Des statues vivantes

Vers la fin des Rambles s’élèvent d’étranges statues de bronze, de plâtre, de marbre qui représentent des personnages historiques ou des héros de fiction. A y regarder de plus près, ce sont des statues vivantes, malgré leur remarquable immobilité, qui font la joie des passants. Si vous voulez garder un souvenir, adressez-vous à l’un des nombreux caricaturistes : il vous tirera le portrait en moins de temps qu’il ne faut pour le dire. Pour les ballons, vos enfants auront l’embarras du choix. Ici tout est ludique. C’est aussi l’endroit où les pickpockets sévissent. Attention !

Face à la mer

Le bout des Rambles est marqué par une des fontaines Wallace, offertes par Richard Wallace lui-même, lors de l’exposition universelle de 1888. N’espérez toutefois pas vous y désaltérer, impossible d’y passer la tête pour boire, un vrai supplice en plein été. Et enfin, devant vous s’élève, à 60 m de hauteur, la statue de Christophe Colomb qui montre l’horizon. Au-delà de la place commence réellement le port, c’est le moment de rebrousser chemin. Si le soir est tombé, vous ne manquerez pas de noter qu’au niveau du Liceu s’établit une coupure entre le Barcelone des quartiers chauds et le Barcelone plus feutré des quartiers bourgeois…

Carrefour de deux mondes

Mais la Rambla matérialise une autre forme de coupure : elle sépare et délimite deux des quartiers les plus pittoresques de Barcelone.
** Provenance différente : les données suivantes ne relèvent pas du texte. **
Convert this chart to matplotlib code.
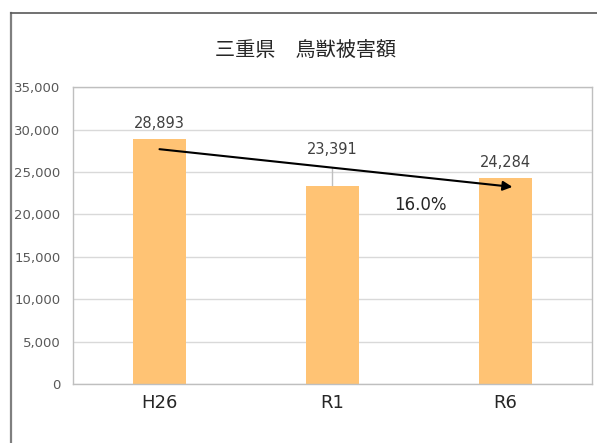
import matplotlib
matplotlib.use('Agg')
import matplotlib.pyplot as plt
from matplotlib.lines import Line2D
import numpy as np

plt.rcParams['font.family'] = ['DejaVu Sans', 'Noto Sans CJK JP']

# データ
categories = ['H26', 'R1', 'R6']
damage = [28893, 23391, 24284]
title = '三重県　鳥獣被害額'
trend_text = '16.0%'
trend_start = (0.0, 27700)
trend_end = (2.04, 23250)
trend_label_pos = (1.51, 21100)
label_offsets = [11, 26, 11]  # points

fig = plt.figure(figsize=(5.97, 4.43), dpi=100)
ax = fig.add_axes([73 / 597, 59 / 443, 519 / 597, 296.7 / 443])

# 外枠 (左と上のみ見える)
fig.add_artist(Line2D([11 / 597, 11 / 597], [0, 1 - 13 / 443], transform=fig.transFigure,
                      color='#7f7f7f', lw=1.6))
fig.add_artist(Line2D([11 / 597, 1], [1 - 13 / 443, 1 - 13 / 443], transform=fig.transFigure,
                      color='#595959', lw=1.2))

x = np.arange(len(categories))
ax.bar(x, damage, width=0.31, color='#FFC374', zorder=2)

ax.set_xlim(-0.5, 2.5)
ax.set_ylim(0, 35000)
ax.set_yticks(np.arange(0, 35001, 5000))
ax.set_yticklabels([f'{v:,}' for v in range(0, 35001, 5000)], fontsize=9.5, color='#595959')
ax.set_xticks(x)
ax.set_xticklabels(categories, fontsize=13, color='#262626')
ax.tick_params(axis='both', length=0)
ax.tick_params(axis='y', pad=9)
ax.tick_params(axis='x', pad=7)
ax.grid(axis='y', color='#d9d9d9', lw=1, zorder=0)
for s in ax.spines.values():
    s.set_color('#bfbfbf')
    s.set_linewidth(1)

# データラベル
for i, (v, off) in enumerate(zip(damage, label_offsets)):
    if off > 15:
        ax.annotate(f'{v:,}', xy=(i, v), xytext=(0, off), textcoords='offset points',
                    ha='center', va='center', fontsize=10.5, color='#404040',
                    arrowprops=dict(arrowstyle='-', color='#bfbfbf', lw=1,
                                    shrinkA=6, shrinkB=0))
    else:
        ax.annotate(f'{v:,}', xy=(i, v), xytext=(0, off), textcoords='offset points',
                    ha='center', va='center', fontsize=10.5, color='#404040')

# 傾向矢印
ax.annotate('', xy=trend_end, xytext=trend_start,
            arrowprops=dict(arrowstyle='-|>', color='black', lw=1.5,
                            mutation_scale=14, shrinkA=0, shrinkB=0), zorder=3)
ax.text(*trend_label_pos, trend_text, ha='center', va='center', fontsize=12, color='#262626')

fig.text(306 / 597, 1 - 50 / 443, title, ha='center', va='center', fontsize=14.5,
         color='#262626', family=['Noto Sans CJK JP', 'DejaVu Sans'])

fig.savefig('out.png', dpi=100)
A gauche en remontant, le Raval, un quartier populaire et culturel où centres d’art contemporain et galeries côtoient de petites boutiques, souvent tenues par des Pakistanais. A droite, le « Barri Gotic » (quartier gothique), quartier noble et ancien de la ville avec ses édifices gothiques, le Palau de la Generalitat, la cathédrale… A tout moment, vous pouvez changer d’univers en bifurquant.

Et si vous êtes encore là au petit matin, il n’est pas rare de voir des noctambules et des prostituées, achevant leur nuit de labeur, croiser des ménagères affairées aux cabas pleins de légumes. Si les Rambles sont aussi emblématiques, c’est qu’elles sont le miroir fidèle de Barcelone, ville-port, télescopage d’espaces interlopes et feutrés, une ville follement vivante, ouverte à tous les vents du monde.